Wheels shake the roadbed stone,
The pistons jerk and shove,
I stay up half the night.
To see the land I love.

"Night Journey" by Theodore Roethke, from Theodore Roethke: Selected Poems. © Library of America. Reprinted with permission. (buy now)

It's the birthday of the man most responsible for reviving Hebrew as a spoken language, Eliezer Ben-Yehuda, (books by this author) born in Luzhki, part of the Russian Empire (1858). He wanted to make sure that Jewish people from around the world could communicate with each other. Though children from Jewish families often learned some Hebrew at Hebrew school, at the time no one on earth spoke modern Hebrew at home as a first language. Many European Jews spoke Russian or Yiddish, a Germanic language written in the Hebrew alphabet.

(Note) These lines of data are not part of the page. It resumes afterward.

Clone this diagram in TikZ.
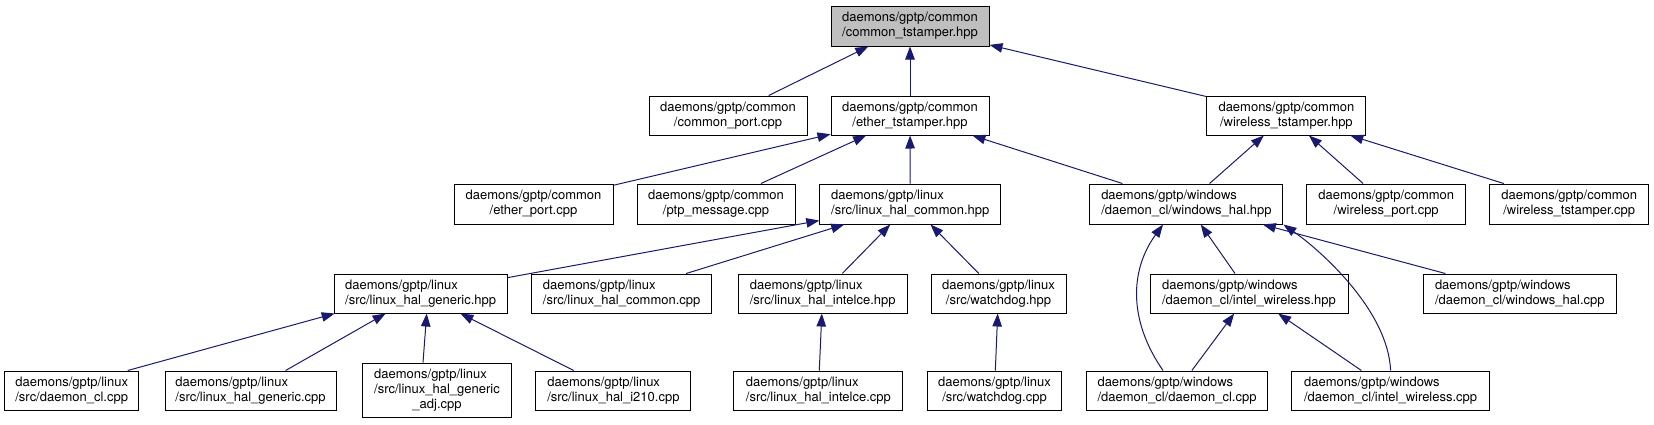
\documentclass[tikz,border=0pt]{standalone}
\usepackage{fontspec}
\setmainfont{TeX Gyre Heros}
\usetikzlibrary{arrows.meta}
\definecolor{edgeblue}{HTML}{191970}
\definecolor{rootgrey}{HTML}{BFBFBF}
\begin{document}
\begin{tikzpicture}[x=1pt,y=-1pt,
  box/.style={draw=black, line width=1pt, fill=white, inner sep=0pt, minimum height=39pt,
              font=\fontsize{13}{15}\selectfont, align=center},
  lbox/.style={box, align=left},
  edge/.style={draw=edgeblue, line width=1pt, -{Triangle[length=13pt,width=9.5pt]}}]
\useasboundingbox (0,0) rectangle (1654,424);

% row 1
\node[box, fill=rootgrey, minimum height=40pt, minimum width=158] (root) at (910,26) {daemons/gptp/common\\/common\_tstamper.hpp};
% row 2
\node[box, minimum width=158] (cport) at (728,115.5) {daemons/gptp/common\\/common\_port.cpp};
\node[box, minimum width=158] (eth) at (910,115.5) {daemons/gptp/common\\/ether\_tstamper.hpp};
\node[box, minimum width=159] (wth) at (1286.4,115.5) {daemons/gptp/common\\/wireless\_tstamper.hpp};
% row 3
\node[box, minimum height=40pt, minimum width=159] (eport) at (533.5,204) {daemons/gptp/common\\/ether\_port.cpp};
\node[box, minimum height=40pt, minimum width=158] (ptp) at (716,204) {daemons/gptp/common\\/ptp\_message.cpp};
\node[lbox, minimum height=40pt, minimum width=181] (lhch) at (910.3,204) {daemons/gptp/linux\\/src/linux\_hal\_common.hpp};
\node[lbox, minimum height=40pt, minimum width=193] (whh) at (1186.4,204) {daemons/gptp/windows\\/daemon\_cl/windows\_hal.hpp};
\node[box, minimum height=40pt, minimum width=159] (wport) at (1386.2,204) {daemons/gptp/common\\/wireless\_port.cpp};
\node[box, minimum height=40pt, minimum width=159] (wtc) at (1569.2,204) {daemons/gptp/common\\/wireless\_tstamper.cpp};
% row 4
\node[lbox, minimum width=173] (lhgh) at (420.7,293.5) {daemons/gptp/linux\\/src/linux\_hal\_generic.hpp};
\node[lbox, minimum width=180] (lhcc) at (621.7,293.5) {daemons/gptp/linux\\/src/linux\_hal\_common.cpp};
\node[lbox, minimum width=169] (ich) at (822.7,293.5) {daemons/gptp/linux\\/src/linux\_hal\_intelce.hpp};
\node[box, minimum width=135] (wdh) at (998.5,293.5) {daemons/gptp/linux\\/src/watchdog.hpp};
\node[lbox, minimum width=198] (iwh) at (1249,293.5) {daemons/gptp/windows\\/daemon\_cl/intel\_wireless.hpp};
\node[lbox, minimum width=193.5] (whc) at (1519.8,293.5) {daemons/gptp/windows\\/daemon\_cl/windows\_hal.cpp};
% row 5
\node[lbox, minimum width=134] (dcl) at (71.7,390.5) {daemons/gptp/linux\\/src/daemon\_cl.cpp};
\node[lbox, minimum width=171] (lhgc) at (250.5,390.5) {daemons/gptp/linux\\/src/linux\_hal\_generic.cpp};
\node[box, minimum width=149, minimum height=54pt] (adj) at (437,390) {\begin{tabular}{@{}l@{}}daemons/gptp/linux\\/src/linux\_hal\_generic\\\multicolumn{1}{@{}c@{}}{\_adj.cpp}\end{tabular}};
\node[lbox, minimum width=155] (i210) at (613.4,390.5) {daemons/gptp/linux\\/src/linux\_hal\_i210.cpp};
\node[lbox, minimum width=169] (icc) at (818.4,390.5) {daemons/gptp/linux\\/src/linux\_hal\_intelce.cpp};
\node[box, minimum width=134] (wdc) at (994.5,390.5) {daemons/gptp/linux\\/src/watchdog.cpp};
\node[lbox, minimum width=181] (wdcl) at (1177,390.5) {daemons/gptp/windows\\/daemon\_cl/daemon\_cl.cpp};
\node[lbox, minimum width=197.5] (iwc) at (1390.6,390.5) {daemons/gptp/windows\\/daemon\_cl/intel\_wireless.cpp};

% edges
\draw[edge] (cport) -- (root);
\draw[edge] (eth) -- (root);
\draw[edge] (wth) -- (root);
\draw[edge] (eport) -- (eth);
\draw[edge] (ptp) -- (eth);
\draw[edge] (lhch) -- (eth);
\draw[edge] (whh) -- (eth);
\draw[edge] (whh) -- (wth);
\draw[edge] (wport) -- (wth);
\draw[edge] (wtc) -- (wth);
\draw[edge] (lhgh) -- (lhch);
\draw[edge] (lhcc) -- (lhch);
\draw[edge] (ich) -- (lhch);
\draw[edge] (wdh) -- (lhch);
\draw[edge] ([xshift=56pt]dcl.north) -- ([xshift=-86pt]lhgh.south);
\draw[edge] (lhgc) -- (lhgh);
\draw[edge] ([xshift=-14pt]adj.north) -- ([xshift=6pt]lhgh.south);
\draw[edge] (i210) -- (lhgh);
\draw[edge] (icc) -- (ich);
\draw[edge] (wdc) -- (wdh);
\draw[edge] ([xshift=-14pt]wdcl.north) .. controls (1128,320) and (1130,270) .. ([xshift=-23.4pt]whh.south);
\draw[edge] (iwh) -- (whh);
\draw[edge] (iwc.north) .. controls (1388,310) and (1320,250) .. (whh.south east);
\draw[edge] (whc) -- (whh);
\draw[edge] (wdcl) -- (iwh);
\draw[edge] (iwc) -- (iwh);
\end{tikzpicture}
\end{document}
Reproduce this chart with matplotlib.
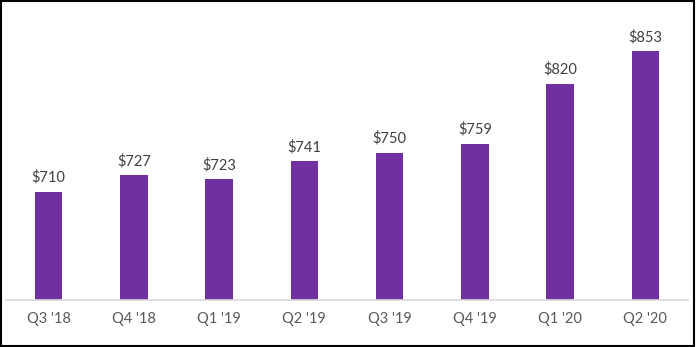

Ben-Yehuda felt that reviving the Hebrew language was firmly intertwined with the creation of a Jewish homeland, which did not yet exist. He raised his child to be the first native speaker of modern Hebrew, and he's the author of first modern Hebrew dictionary. Today, modern Hebrew is spoken by more than 7 million people in Israel. It's one of Israel's two official languages. The other is Arabic.

It's the birthday of a man who said, "When I first wanted to be a writer, I learned to write prose by reading poetry." Nicholson Baker, (books by this author) born in New York City (1957). He's the author of the recent novel The Anthologist (2009), about a poet struggling to write the introduction to a poetry anthology.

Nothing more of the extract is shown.